- _Instruction_: Your task is to locate every line holding the string "that" and to copy each of them.

- _Listing_:
-- -- --

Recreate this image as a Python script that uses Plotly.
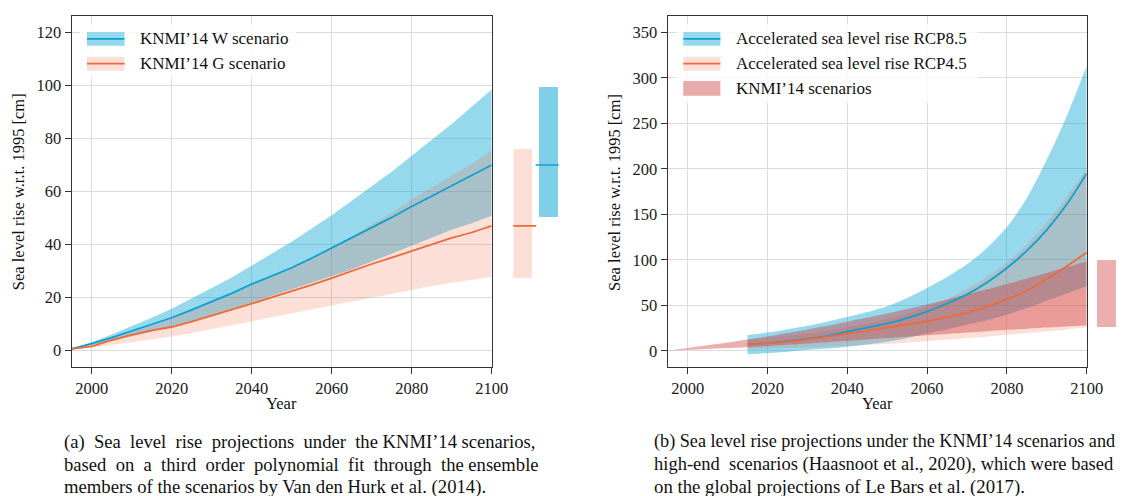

-- -- --

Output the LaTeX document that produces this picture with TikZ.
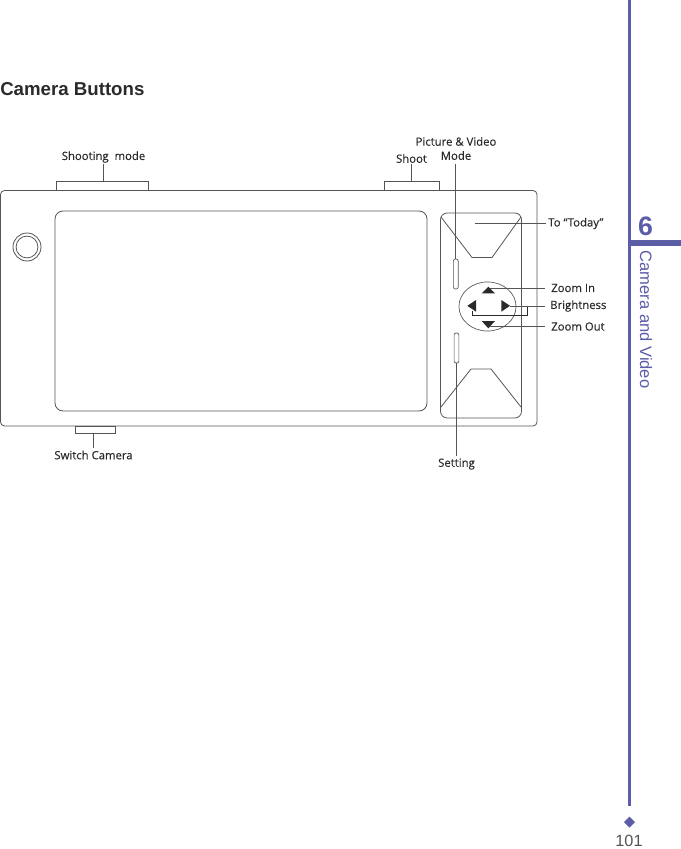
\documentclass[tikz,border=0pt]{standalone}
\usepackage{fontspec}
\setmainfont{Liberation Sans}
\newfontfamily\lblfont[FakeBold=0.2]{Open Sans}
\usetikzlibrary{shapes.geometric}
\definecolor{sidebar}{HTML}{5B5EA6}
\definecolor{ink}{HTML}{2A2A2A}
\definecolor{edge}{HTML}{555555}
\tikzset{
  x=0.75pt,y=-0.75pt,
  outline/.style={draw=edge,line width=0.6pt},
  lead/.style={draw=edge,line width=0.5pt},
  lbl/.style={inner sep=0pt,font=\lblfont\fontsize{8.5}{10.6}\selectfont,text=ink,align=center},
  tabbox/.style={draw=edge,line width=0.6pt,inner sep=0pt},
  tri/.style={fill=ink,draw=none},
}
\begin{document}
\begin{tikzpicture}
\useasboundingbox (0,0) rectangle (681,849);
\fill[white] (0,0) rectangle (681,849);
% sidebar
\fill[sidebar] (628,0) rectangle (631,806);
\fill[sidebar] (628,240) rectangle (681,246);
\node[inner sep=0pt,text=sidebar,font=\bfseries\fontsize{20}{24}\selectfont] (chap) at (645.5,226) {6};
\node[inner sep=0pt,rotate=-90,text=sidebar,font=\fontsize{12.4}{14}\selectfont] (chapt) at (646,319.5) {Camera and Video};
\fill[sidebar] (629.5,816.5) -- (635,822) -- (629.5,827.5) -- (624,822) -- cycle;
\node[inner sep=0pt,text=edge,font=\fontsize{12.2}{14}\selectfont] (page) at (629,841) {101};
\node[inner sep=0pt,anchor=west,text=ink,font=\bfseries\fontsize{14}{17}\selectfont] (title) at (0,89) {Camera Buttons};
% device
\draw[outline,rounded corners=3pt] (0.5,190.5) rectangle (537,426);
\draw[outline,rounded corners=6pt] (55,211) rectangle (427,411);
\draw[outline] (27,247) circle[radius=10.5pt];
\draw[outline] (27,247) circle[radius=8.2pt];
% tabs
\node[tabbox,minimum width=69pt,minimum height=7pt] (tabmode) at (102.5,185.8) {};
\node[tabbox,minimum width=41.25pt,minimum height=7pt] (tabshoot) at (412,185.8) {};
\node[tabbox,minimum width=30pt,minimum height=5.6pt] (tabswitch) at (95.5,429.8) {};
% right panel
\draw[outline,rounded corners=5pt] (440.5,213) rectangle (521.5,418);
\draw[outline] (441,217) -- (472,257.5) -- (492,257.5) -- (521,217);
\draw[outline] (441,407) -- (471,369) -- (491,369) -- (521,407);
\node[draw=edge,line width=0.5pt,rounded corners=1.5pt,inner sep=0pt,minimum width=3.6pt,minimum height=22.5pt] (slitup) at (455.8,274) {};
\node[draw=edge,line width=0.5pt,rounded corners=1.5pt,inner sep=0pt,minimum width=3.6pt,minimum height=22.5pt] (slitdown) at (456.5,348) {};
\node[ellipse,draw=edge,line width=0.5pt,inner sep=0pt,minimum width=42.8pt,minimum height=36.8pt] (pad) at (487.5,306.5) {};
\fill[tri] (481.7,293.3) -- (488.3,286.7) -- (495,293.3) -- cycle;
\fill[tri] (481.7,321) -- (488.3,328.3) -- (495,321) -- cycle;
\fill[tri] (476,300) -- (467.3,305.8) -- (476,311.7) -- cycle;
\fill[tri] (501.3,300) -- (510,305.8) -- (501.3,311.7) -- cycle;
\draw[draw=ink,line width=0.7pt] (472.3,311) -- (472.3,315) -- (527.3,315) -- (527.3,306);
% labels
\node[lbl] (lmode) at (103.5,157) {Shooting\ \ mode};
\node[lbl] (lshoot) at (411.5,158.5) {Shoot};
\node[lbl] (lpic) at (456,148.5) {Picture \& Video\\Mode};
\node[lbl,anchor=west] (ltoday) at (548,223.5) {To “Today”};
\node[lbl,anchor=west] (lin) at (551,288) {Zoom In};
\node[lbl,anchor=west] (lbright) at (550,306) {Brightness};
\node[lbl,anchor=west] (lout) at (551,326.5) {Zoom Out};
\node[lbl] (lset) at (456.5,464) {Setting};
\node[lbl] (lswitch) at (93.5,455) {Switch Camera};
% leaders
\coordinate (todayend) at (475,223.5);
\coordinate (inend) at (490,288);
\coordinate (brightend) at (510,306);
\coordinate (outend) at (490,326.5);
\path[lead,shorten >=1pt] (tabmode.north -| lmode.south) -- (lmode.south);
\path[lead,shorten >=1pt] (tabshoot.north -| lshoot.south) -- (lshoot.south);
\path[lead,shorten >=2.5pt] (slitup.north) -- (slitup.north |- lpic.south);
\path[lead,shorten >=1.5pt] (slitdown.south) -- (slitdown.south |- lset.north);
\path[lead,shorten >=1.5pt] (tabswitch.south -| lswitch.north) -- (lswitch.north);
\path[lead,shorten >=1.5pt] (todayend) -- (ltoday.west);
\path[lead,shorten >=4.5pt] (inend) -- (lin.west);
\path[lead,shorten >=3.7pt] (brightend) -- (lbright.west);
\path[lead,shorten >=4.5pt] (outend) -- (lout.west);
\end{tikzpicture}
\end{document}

-- -- --

- _In response_:
Recreate this image as a Python script that uses Plotly.
Output the LaTeX document that produces this picture with TikZ.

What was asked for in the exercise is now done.